» **Description of the task**: Output the material below unchanged, apart from leaving out the pictures.

» **Records to process**:
• • • •

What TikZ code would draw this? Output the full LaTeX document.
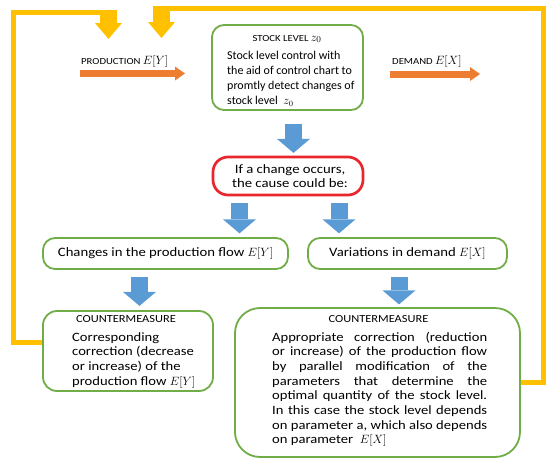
\documentclass[tikz,border=0pt]{standalone}
\usepackage{fontspec}
\setmainfont{Carlito}
\newfontfamily\wfont{Carlito}[FakeStretch=1.15]
\usetikzlibrary{arrows.meta,calc}
\definecolor{boxgreen}{HTML}{70AD47}
\definecolor{bluearr}{HTML}{5B9BD5}
\definecolor{orangearr}{HTML}{ED7D31}
\definecolor{yel}{HTML}{FFC000}
\definecolor{redbox}{HTML}{E8262B}
\newcommand\capfont{\wfont\fontsize{9.3}{11}\selectfont}
\newcommand\headfont{\wfont\fontsize{10.8}{12}\selectfont}
\newcommand\mathlab{\fontsize{12.5}{14}\selectfont}
\newcommand\stockfont{\fontsize{12}{15.2}\selectfont}
\newcommand\midfont{\wfont\fontsize{12.8}{14.2}\selectfont}
\newcommand\bodyfont{\wfont\fontsize{12.7}{14.7}\selectfont}
\begin{document}
\begin{tikzpicture}[x=1pt,y=-1pt,
  gbox/.style={draw=boxgreen,line width=1.8pt,rounded corners=12pt,inner sep=0pt,fill=white},
  rbox/.style={draw=redbox,line width=2.7pt,rounded corners=15pt,inner sep=0pt,fill=white},
  txt/.style={inner sep=0pt},
  barrow/.style={draw=bluearr,line width=17pt,-{Triangle[length=14pt,width=33pt,line width=0pt]}},
  oarrow/.style={draw=orangearr,line width=7pt,-{Triangle[length=10pt,width=14pt,line width=0pt]}},
  yline/.style={draw=yel,line width=5pt},
  yarrow/.style={draw=yel,line width=17pt,-{Triangle[length=16pt,width=27pt,line width=0pt]}}]
\useasboundingbox (0,0) rectangle (550,467);

% boxes
\node[gbox,minimum width=151pt,minimum height=85pt] (stock) at (287.5,67.5) {};
\node[rbox,minimum width=150pt,minimum height=38pt] (red) at (288,176) {};
\node[gbox,minimum width=245pt,minimum height=31pt] (chg) at (165.5,253.5) {\midfont Changes in the production flow $E[Y]$};
\node[gbox,minimum width=199pt,minimum height=31pt] (var) at (407.5,253.5) {\midfont Variations in demand $E[X]$};
\node[gbox,minimum width=170pt,minimum height=80pt,rounded corners=14pt] (lcm) at (128,351) {};
\node[gbox,minimum width=285pt,minimum height=149pt,rounded corners=25pt] (rcm) at (377.5,382.5) {};

% texts
\node[txt,anchor=base west] (prod) at (81,64) {{\capfont PRODUCTION} {\mathlab$E[Y]$}};
\node[txt,anchor=base west] (dem) at (392,64) {{\capfont DEMAND} {\mathlab$E[X]$}};
\node[txt,anchor=base] (stockhead) at (287,41) {{\capfont STOCK LEVEL} {\mathlab$z_0$}};
\node[txt,anchor=base west] (stocktxt) at (227,59) {\stockfont\begin{tabular}[t]{@{}l@{}}
Stock level control with\\
the aid of control chart to\\
promtly detect changes of\\
stock level \ $z_0$\end{tabular}};
\node[txt,anchor=base] (redtxt) at (290,173) {\midfont\begin{tabular}[t]{@{}c@{}}
If a change occurs,\\
the cause could be:\end{tabular}};
\node[txt,anchor=base] (lhead) at (126,322) {\headfont COUNTERMEASURE};
\node[txt,anchor=base west] (ltxt) at (72,341) {\bodyfont\begin{tabular}[t]{@{}l@{}}
Corresponding\\
correction (decrease\\
or increase) of the\\
production flow $E[Y]$\end{tabular}};
\node[txt,anchor=base] (rhead) at (378.5,322) {\headfont COUNTERMEASURE};
\node[txt,anchor=base west] (rtxt) at (272,341) {\bodyfont\begin{tabular}[t]{@{}l@{}}
\makebox[215pt][s]{Appropriate correction (reduction}\\
\makebox[215pt][s]{or increase) of the production flow}\\
\makebox[215pt][s]{by parallel modification of the}\\
\makebox[215pt][s]{parameters that determine the}\\
\makebox[215pt][s]{optimal quantity of the stock level.}\\
\makebox[215pt][s]{In this case the stock level depends}\\
\makebox[215pt][s]{on parameter a, which also depends}\\
on parameter \ $E[X]$\end{tabular}};

% orange arrows
\coordinate (p1) at (80,73.5);
\coordinate (p2) at (185,73.5);
\coordinate (d1) at (390,74);
\coordinate (d2) at (480,74);
\draw[oarrow] (p1) -- (p2);
\draw[oarrow] (d1) -- (d2);

% blue arrows
\draw[barrow] ($(stock.south)+(6,13)$) -- ++(0,29);
\draw[barrow] ($(red.south)+(-48.5,7)$) -- ++(0,30);
\draw[barrow] ($(red.south)+(51,7)$) -- ++(0,30);
\draw[barrow] ($(chg.south)+(-26,7)$) -- ++(0,29);
\draw[barrow] ($(var.south)+(-8.5,7.5)$) -- ++(0,27);

% yellow feedback loops
\draw[yline] ($(lcm.west)+(0,-9)$) -| (13.5,12) -- (101,12);
\draw[yarrow] (108.5,9.5) -- (108.5,39);
\draw[yline] (rcm.east) -| (543,8.5) -- (165,8.5);
\draw[yarrow] (161.5,6) -- (161.5,38);
\end{tikzpicture}
\end{document}
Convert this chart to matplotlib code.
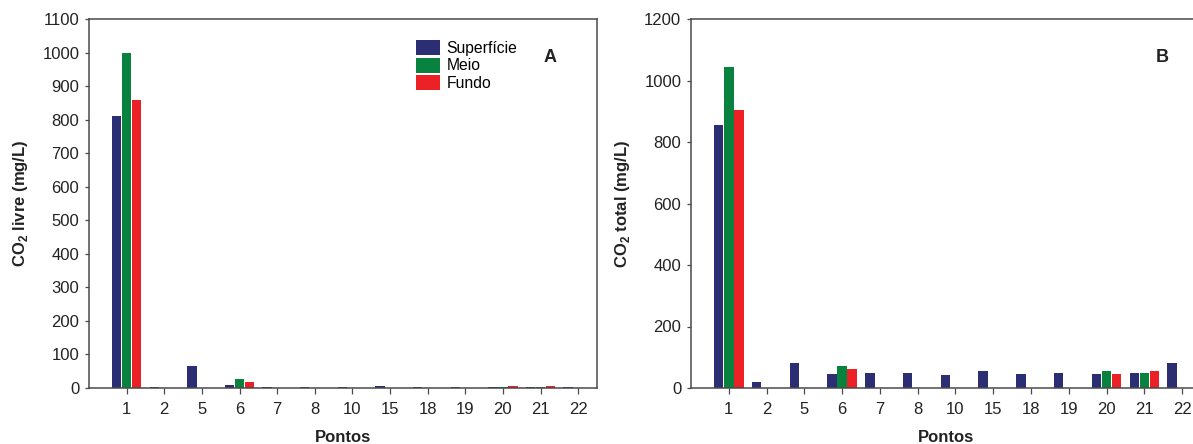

• • • •

» **Response to the task**:
What TikZ code would draw this? Output the full LaTeX document.
\documentclass[tikz,border=0pt]{standalone}
\usepackage{fontspec}
\setmainfont{Carlito}
\newfontfamily\wfont{Carlito}[FakeStretch=1.15]
\usetikzlibrary{arrows.meta,calc}
\definecolor{boxgreen}{HTML}{70AD47}
\definecolor{bluearr}{HTML}{5B9BD5}
\definecolor{orangearr}{HTML}{ED7D31}
\definecolor{yel}{HTML}{FFC000}
\definecolor{redbox}{HTML}{E8262B}
\newcommand\capfont{\wfont\fontsize{9.3}{11}\selectfont}
\newcommand\headfont{\wfont\fontsize{10.8}{12}\selectfont}
\newcommand\mathlab{\fontsize{12.5}{14}\selectfont}
\newcommand\stockfont{\fontsize{12}{15.2}\selectfont}
\newcommand\midfont{\wfont\fontsize{12.8}{14.2}\selectfont}
\newcommand\bodyfont{\wfont\fontsize{12.7}{14.7}\selectfont}
\begin{document}
\begin{tikzpicture}[x=1pt,y=-1pt,
  gbox/.style={draw=boxgreen,line width=1.8pt,rounded corners=12pt,inner sep=0pt,fill=white},
  rbox/.style={draw=redbox,line width=2.7pt,rounded corners=15pt,inner sep=0pt,fill=white},
  txt/.style={inner sep=0pt},
  barrow/.style={draw=bluearr,line width=17pt,-{Triangle[length=14pt,width=33pt,line width=0pt]}},
  oarrow/.style={draw=orangearr,line width=7pt,-{Triangle[length=10pt,width=14pt,line width=0pt]}},
  yline/.style={draw=yel,line width=5pt},
  yarrow/.style={draw=yel,line width=17pt,-{Triangle[length=16pt,width=27pt,line width=0pt]}}]
\useasboundingbox (0,0) rectangle (550,467);

% boxes
\node[gbox,minimum width=151pt,minimum height=85pt] (stock) at (287.5,67.5) {};
\node[rbox,minimum width=150pt,minimum height=38pt] (red) at (288,176) {};
\node[gbox,minimum width=245pt,minimum height=31pt] (chg) at (165.5,253.5) {\midfont Changes in the production flow $E[Y]$};
\node[gbox,minimum width=199pt,minimum height=31pt] (var) at (407.5,253.5) {\midfont Variations in demand $E[X]$};
\node[gbox,minimum width=170pt,minimum height=80pt,rounded corners=14pt] (lcm) at (128,351) {};
\node[gbox,minimum width=285pt,minimum height=149pt,rounded corners=25pt] (rcm) at (377.5,382.5) {};

% texts
\node[txt,anchor=base west] (prod) at (81,64) {{\capfont PRODUCTION} {\mathlab$E[Y]$}};
\node[txt,anchor=base west] (dem) at (392,64) {{\capfont DEMAND} {\mathlab$E[X]$}};
\node[txt,anchor=base] (stockhead) at (287,41) {{\capfont STOCK LEVEL} {\mathlab$z_0$}};
\node[txt,anchor=base west] (stocktxt) at (227,59) {\stockfont\begin{tabular}[t]{@{}l@{}}
Stock level control with\\
the aid of control chart to\\
promtly detect changes of\\
stock level \ $z_0$\end{tabular}};
\node[txt,anchor=base] (redtxt) at (290,173) {\midfont\begin{tabular}[t]{@{}c@{}}
If a change occurs,\\
the cause could be:\end{tabular}};
\node[txt,anchor=base] (lhead) at (126,322) {\headfont COUNTERMEASURE};
\node[txt,anchor=base west] (ltxt) at (72,341) {\bodyfont\begin{tabular}[t]{@{}l@{}}
Corresponding\\
correction (decrease\\
or increase) of the\\
production flow $E[Y]$\end{tabular}};
\node[txt,anchor=base] (rhead) at (378.5,322) {\headfont COUNTERMEASURE};
\node[txt,anchor=base west] (rtxt) at (272,341) {\bodyfont\begin{tabular}[t]{@{}l@{}}
\makebox[215pt][s]{Appropriate correction (reduction}\\
\makebox[215pt][s]{or increase) of the production flow}\\
\makebox[215pt][s]{by parallel modification of the}\\
\makebox[215pt][s]{parameters that determine the}\\
\makebox[215pt][s]{optimal quantity of the stock level.}\\
\makebox[215pt][s]{In this case the stock level depends}\\
\makebox[215pt][s]{on parameter a, which also depends}\\
on parameter \ $E[X]$\end{tabular}};

% orange arrows
\coordinate (p1) at (80,73.5);
\coordinate (p2) at (185,73.5);
\coordinate (d1) at (390,74);
\coordinate (d2) at (480,74);
\draw[oarrow] (p1) -- (p2);
\draw[oarrow] (d1) -- (d2);

% blue arrows
\draw[barrow] ($(stock.south)+(6,13)$) -- ++(0,29);
\draw[barrow] ($(red.south)+(-48.5,7)$) -- ++(0,30);
\draw[barrow] ($(red.south)+(51,7)$) -- ++(0,30);
\draw[barrow] ($(chg.south)+(-26,7)$) -- ++(0,29);
\draw[barrow] ($(var.south)+(-8.5,7.5)$) -- ++(0,27);

% yellow feedback loops
\draw[yline] ($(lcm.west)+(0,-9)$) -| (13.5,12) -- (101,12);
\draw[yarrow] (108.5,9.5) -- (108.5,39);
\draw[yline] (rcm.east) -| (543,8.5) -- (165,8.5);
\draw[yarrow] (161.5,6) -- (161.5,38);
\end{tikzpicture}
\end{document}
Convert this chart to matplotlib code.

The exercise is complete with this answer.